**Exercise goal**
Exactly the lines from the one containing "Convert this diagram to TikZ code." through the one containing "(0,0) rectangle (420,329);" must be returned; include both ends and nothing else.

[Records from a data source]
******
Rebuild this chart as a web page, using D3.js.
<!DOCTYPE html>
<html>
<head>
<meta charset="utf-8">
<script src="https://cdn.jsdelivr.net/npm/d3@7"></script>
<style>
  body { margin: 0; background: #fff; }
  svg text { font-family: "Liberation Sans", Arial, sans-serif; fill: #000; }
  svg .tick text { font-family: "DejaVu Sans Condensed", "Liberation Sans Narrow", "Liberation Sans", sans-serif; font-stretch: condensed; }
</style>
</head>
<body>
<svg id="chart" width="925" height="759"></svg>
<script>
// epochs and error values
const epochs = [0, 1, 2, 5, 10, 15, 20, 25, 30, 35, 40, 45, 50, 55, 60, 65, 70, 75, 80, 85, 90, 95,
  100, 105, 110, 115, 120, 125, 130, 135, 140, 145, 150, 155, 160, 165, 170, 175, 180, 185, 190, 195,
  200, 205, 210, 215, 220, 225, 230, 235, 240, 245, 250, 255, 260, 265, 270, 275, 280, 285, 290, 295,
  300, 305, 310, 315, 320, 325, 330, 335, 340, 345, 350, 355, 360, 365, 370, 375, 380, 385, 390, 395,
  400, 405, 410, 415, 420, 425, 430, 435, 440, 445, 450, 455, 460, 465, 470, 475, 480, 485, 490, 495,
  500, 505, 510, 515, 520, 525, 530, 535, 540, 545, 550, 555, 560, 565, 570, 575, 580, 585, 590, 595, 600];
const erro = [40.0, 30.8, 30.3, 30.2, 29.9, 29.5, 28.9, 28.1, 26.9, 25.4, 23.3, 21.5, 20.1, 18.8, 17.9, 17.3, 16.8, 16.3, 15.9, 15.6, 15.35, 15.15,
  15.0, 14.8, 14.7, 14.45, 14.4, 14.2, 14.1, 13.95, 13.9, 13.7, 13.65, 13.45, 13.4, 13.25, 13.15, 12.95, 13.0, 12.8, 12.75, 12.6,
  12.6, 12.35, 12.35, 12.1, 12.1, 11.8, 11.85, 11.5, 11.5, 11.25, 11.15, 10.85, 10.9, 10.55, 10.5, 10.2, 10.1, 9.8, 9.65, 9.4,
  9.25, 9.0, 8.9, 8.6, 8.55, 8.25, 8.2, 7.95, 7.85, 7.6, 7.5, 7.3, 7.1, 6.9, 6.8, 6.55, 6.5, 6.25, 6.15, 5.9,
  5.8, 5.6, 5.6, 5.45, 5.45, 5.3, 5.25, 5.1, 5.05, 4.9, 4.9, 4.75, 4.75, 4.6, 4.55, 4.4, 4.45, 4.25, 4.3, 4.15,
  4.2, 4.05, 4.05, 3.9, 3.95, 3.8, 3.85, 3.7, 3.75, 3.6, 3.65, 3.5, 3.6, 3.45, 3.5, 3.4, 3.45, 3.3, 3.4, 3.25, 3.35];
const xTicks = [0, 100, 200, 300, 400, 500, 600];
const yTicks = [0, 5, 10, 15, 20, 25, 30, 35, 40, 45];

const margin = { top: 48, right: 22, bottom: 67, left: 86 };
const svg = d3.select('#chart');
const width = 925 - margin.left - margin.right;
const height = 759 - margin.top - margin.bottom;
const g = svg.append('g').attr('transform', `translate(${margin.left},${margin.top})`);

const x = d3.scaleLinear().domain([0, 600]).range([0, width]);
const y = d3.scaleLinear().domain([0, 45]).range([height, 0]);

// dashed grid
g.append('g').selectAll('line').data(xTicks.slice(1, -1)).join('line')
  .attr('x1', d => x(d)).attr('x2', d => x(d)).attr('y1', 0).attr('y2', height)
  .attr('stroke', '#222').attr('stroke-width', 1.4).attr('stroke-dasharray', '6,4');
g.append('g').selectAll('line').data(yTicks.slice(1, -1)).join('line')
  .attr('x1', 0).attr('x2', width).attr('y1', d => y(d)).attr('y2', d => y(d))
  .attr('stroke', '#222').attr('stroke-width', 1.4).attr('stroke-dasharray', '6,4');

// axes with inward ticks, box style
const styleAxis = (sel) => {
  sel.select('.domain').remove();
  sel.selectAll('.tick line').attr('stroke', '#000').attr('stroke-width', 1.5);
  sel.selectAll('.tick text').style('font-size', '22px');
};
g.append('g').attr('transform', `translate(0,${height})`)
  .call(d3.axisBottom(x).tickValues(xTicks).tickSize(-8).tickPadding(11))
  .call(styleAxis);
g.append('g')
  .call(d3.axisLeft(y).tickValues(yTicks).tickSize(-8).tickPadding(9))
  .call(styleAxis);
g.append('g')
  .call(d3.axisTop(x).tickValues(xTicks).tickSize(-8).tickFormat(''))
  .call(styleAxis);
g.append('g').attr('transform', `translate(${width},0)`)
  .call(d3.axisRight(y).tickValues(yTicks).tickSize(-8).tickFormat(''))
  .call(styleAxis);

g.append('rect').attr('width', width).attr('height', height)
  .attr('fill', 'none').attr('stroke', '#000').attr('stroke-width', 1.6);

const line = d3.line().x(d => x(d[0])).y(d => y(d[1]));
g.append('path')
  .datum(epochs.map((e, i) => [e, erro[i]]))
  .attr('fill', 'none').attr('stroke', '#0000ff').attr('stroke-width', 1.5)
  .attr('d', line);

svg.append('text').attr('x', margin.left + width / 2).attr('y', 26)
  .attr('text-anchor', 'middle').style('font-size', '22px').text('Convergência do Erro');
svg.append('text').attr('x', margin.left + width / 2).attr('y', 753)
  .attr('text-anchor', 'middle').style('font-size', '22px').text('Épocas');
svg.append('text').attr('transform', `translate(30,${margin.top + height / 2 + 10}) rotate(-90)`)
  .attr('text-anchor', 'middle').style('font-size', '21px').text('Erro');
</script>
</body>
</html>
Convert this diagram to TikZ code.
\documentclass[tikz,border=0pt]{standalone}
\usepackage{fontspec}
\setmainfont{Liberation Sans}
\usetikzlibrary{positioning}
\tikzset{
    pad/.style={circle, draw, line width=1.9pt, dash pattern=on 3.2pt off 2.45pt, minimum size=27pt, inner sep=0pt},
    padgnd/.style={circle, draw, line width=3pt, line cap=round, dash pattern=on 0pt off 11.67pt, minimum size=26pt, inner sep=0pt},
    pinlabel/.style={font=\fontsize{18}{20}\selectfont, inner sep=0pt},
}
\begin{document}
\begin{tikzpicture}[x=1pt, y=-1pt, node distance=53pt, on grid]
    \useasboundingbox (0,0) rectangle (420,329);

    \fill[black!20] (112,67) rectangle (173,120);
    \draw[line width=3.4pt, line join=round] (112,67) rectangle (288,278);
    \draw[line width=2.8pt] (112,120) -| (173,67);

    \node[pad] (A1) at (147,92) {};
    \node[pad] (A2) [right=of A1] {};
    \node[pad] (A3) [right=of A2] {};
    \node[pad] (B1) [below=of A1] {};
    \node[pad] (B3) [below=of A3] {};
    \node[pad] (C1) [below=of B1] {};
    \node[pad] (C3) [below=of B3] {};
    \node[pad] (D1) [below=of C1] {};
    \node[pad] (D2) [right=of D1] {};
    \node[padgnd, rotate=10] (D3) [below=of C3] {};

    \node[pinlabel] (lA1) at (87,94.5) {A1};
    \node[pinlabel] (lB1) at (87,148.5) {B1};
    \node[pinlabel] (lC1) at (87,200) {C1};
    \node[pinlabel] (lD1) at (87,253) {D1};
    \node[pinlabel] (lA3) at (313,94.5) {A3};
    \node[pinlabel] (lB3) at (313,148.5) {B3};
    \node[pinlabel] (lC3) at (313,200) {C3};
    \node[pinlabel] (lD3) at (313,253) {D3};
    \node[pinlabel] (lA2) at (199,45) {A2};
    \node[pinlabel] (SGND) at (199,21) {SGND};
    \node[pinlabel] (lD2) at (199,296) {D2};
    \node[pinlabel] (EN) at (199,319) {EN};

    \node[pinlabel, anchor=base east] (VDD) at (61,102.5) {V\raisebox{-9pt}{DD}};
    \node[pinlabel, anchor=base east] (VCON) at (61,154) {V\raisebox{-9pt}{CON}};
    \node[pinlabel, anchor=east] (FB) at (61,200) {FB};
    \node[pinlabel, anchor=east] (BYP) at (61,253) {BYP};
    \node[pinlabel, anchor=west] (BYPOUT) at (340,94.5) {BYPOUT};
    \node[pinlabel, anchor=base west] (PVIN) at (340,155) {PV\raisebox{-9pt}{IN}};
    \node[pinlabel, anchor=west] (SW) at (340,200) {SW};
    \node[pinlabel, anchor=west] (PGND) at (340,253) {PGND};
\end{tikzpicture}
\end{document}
******
**Response**
Convert this diagram to TikZ code.
\documentclass[tikz,border=0pt]{standalone}
\usepackage{fontspec}
\setmainfont{Liberation Sans}
\usetikzlibrary{positioning}
\tikzset{
    pad/.style={circle, draw, line width=1.9pt, dash pattern=on 3.2pt off 2.45pt, minimum size=27pt, inner sep=0pt},
    padgnd/.style={circle, draw, line width=3pt, line cap=round, dash pattern=on 0pt off 11.67pt, minimum size=26pt, inner sep=0pt},
    pinlabel/.style={font=\fontsize{18}{20}\selectfont, inner sep=0pt},
}
\begin{document}
\begin{tikzpicture}[x=1pt, y=-1pt, node distance=53pt, on grid]
    \useasboundingbox (0,0) rectangle (420,329);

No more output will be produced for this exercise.